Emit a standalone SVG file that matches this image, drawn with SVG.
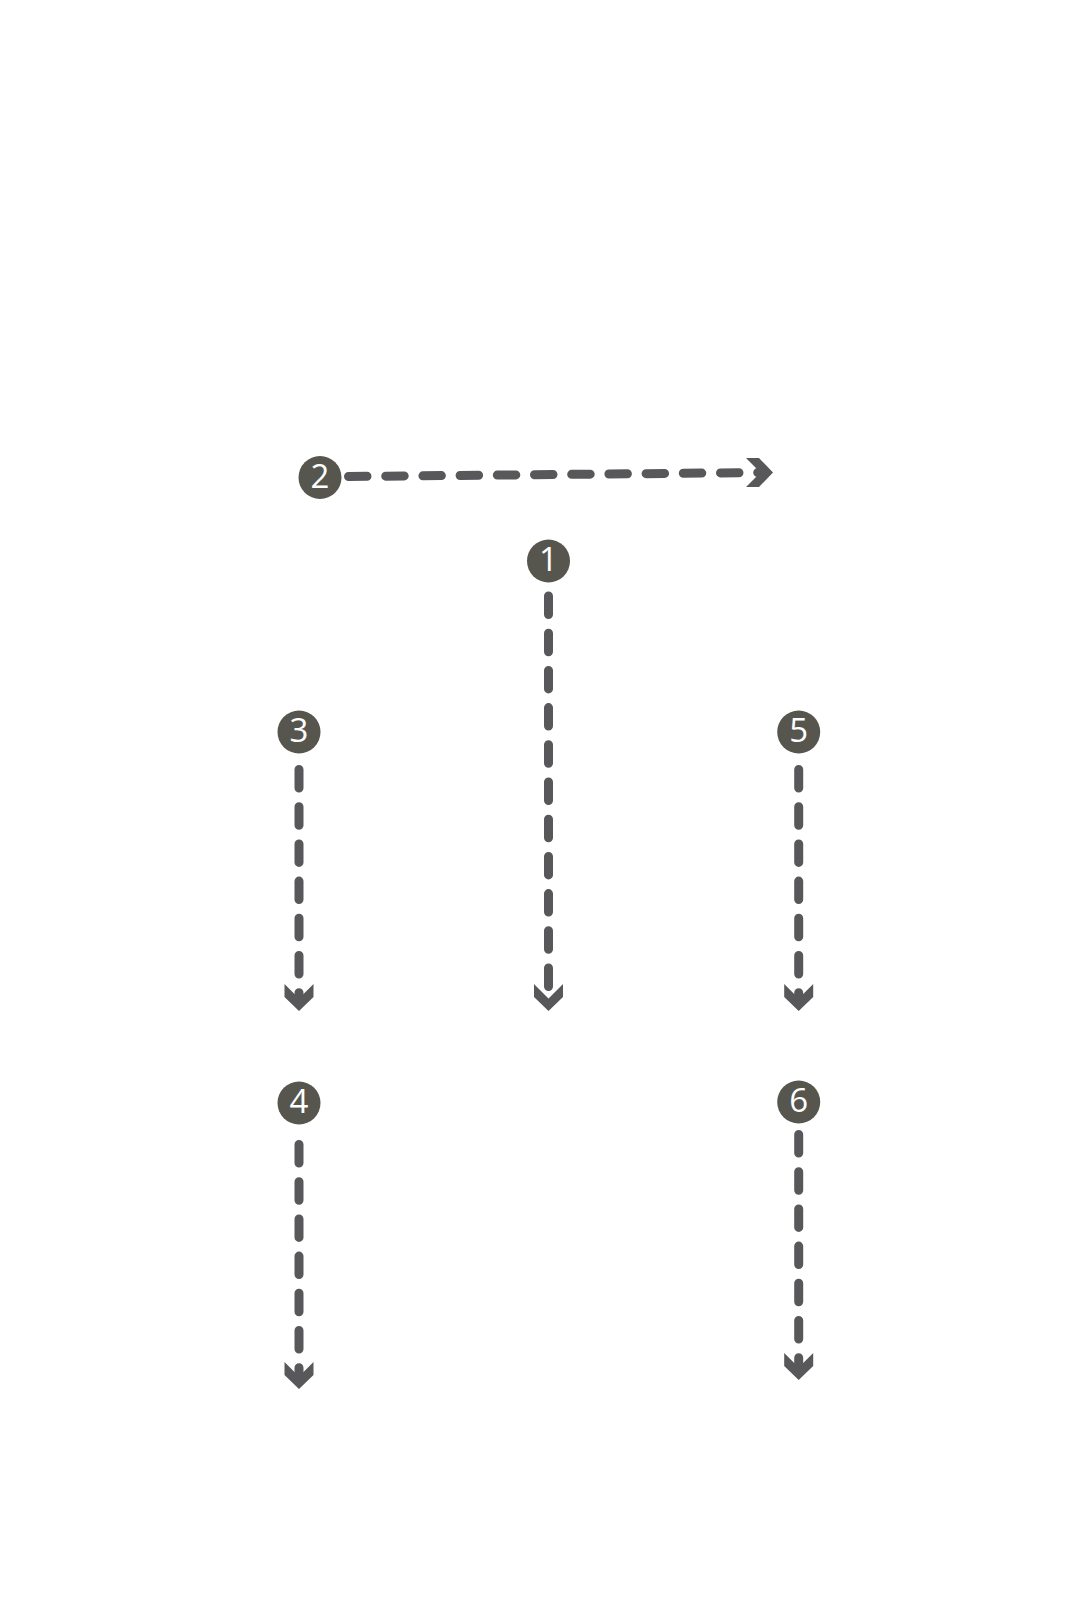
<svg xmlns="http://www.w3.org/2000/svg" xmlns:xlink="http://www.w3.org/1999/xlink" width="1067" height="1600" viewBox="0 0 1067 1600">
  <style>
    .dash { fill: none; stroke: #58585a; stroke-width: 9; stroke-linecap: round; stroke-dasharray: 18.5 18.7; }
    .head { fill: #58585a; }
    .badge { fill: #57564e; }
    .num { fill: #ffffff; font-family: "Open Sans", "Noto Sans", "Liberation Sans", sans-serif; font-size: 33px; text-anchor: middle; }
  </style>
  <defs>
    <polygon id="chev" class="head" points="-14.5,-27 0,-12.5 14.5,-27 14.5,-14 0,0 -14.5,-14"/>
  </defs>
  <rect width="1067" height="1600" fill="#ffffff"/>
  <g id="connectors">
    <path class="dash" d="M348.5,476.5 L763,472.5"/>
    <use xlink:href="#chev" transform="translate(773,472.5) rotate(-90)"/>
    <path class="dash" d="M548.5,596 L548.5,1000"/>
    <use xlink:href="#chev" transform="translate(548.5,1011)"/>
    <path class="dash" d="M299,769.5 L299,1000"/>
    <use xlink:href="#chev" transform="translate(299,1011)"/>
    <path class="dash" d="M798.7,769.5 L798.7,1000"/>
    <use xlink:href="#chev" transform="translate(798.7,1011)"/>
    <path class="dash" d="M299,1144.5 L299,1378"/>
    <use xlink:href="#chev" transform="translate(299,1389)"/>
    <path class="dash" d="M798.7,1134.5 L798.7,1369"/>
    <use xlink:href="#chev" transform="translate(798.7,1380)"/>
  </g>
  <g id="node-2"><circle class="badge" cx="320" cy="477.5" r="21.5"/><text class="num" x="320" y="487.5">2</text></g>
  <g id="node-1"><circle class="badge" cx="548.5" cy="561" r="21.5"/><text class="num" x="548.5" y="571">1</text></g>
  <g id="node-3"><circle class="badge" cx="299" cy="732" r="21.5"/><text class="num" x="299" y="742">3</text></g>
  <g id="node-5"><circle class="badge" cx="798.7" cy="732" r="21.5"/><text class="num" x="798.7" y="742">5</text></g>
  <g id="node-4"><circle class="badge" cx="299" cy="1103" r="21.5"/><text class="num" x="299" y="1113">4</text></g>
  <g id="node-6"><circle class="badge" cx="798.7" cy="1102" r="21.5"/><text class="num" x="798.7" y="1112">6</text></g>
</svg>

=====

## Directions for this task
Transcribe each line above verbatim, with the pictures left out.

## Answer
Emit a standalone SVG file that matches this image, drawn with SVG.
<svg xmlns="http://www.w3.org/2000/svg" xmlns:xlink="http://www.w3.org/1999/xlink" width="1067" height="1600" viewBox="0 0 1067 1600">
  <style>
    .dash { fill: none; stroke: #58585a; stroke-width: 9; stroke-linecap: round; stroke-dasharray: 18.5 18.7; }
    .head { fill: #58585a; }
    .badge { fill: #57564e; }
    .num { fill: #ffffff; font-family: "Open Sans", "Noto Sans", "Liberation Sans", sans-serif; font-size: 33px; text-anchor: middle; }
  </style>
  <defs>
    <polygon id="chev" class="head" points="-14.5,-27 0,-12.5 14.5,-27 14.5,-14 0,0 -14.5,-14"/>
  </defs>
  <rect width="1067" height="1600" fill="#ffffff"/>
  <g id="connectors">
    <path class="dash" d="M348.5,476.5 L763,472.5"/>
    <use xlink:href="#chev" transform="translate(773,472.5) rotate(-90)"/>
    <path class="dash" d="M548.5,596 L548.5,1000"/>
    <use xlink:href="#chev" transform="translate(548.5,1011)"/>
    <path class="dash" d="M299,769.5 L299,1000"/>
    <use xlink:href="#chev" transform="translate(299,1011)"/>
    <path class="dash" d="M798.7,769.5 L798.7,1000"/>
    <use xlink:href="#chev" transform="translate(798.7,1011)"/>
    <path class="dash" d="M299,1144.5 L299,1378"/>
    <use xlink:href="#chev" transform="translate(299,1389)"/>
    <path class="dash" d="M798.7,1134.5 L798.7,1369"/>
    <use xlink:href="#chev" transform="translate(798.7,1380)"/>
  </g>
  <g id="node-2"><circle class="badge" cx="320" cy="477.5" r="21.5"/><text class="num" x="320" y="487.5">2</text></g>
  <g id="node-1"><circle class="badge" cx="548.5" cy="561" r="21.5"/><text class="num" x="548.5" y="571">1</text></g>
  <g id="node-3"><circle class="badge" cx="299" cy="732" r="21.5"/><text class="num" x="299" y="742">3</text></g>
  <g id="node-5"><circle class="badge" cx="798.7" cy="732" r="21.5"/><text class="num" x="798.7" y="742">5</text></g>
  <g id="node-4"><circle class="badge" cx="299" cy="1103" r="21.5"/><text class="num" x="299" y="1113">4</text></g>
  <g id="node-6"><circle class="badge" cx="798.7" cy="1102" r="21.5"/><text class="num" x="798.7" y="1112">6</text></g>
</svg>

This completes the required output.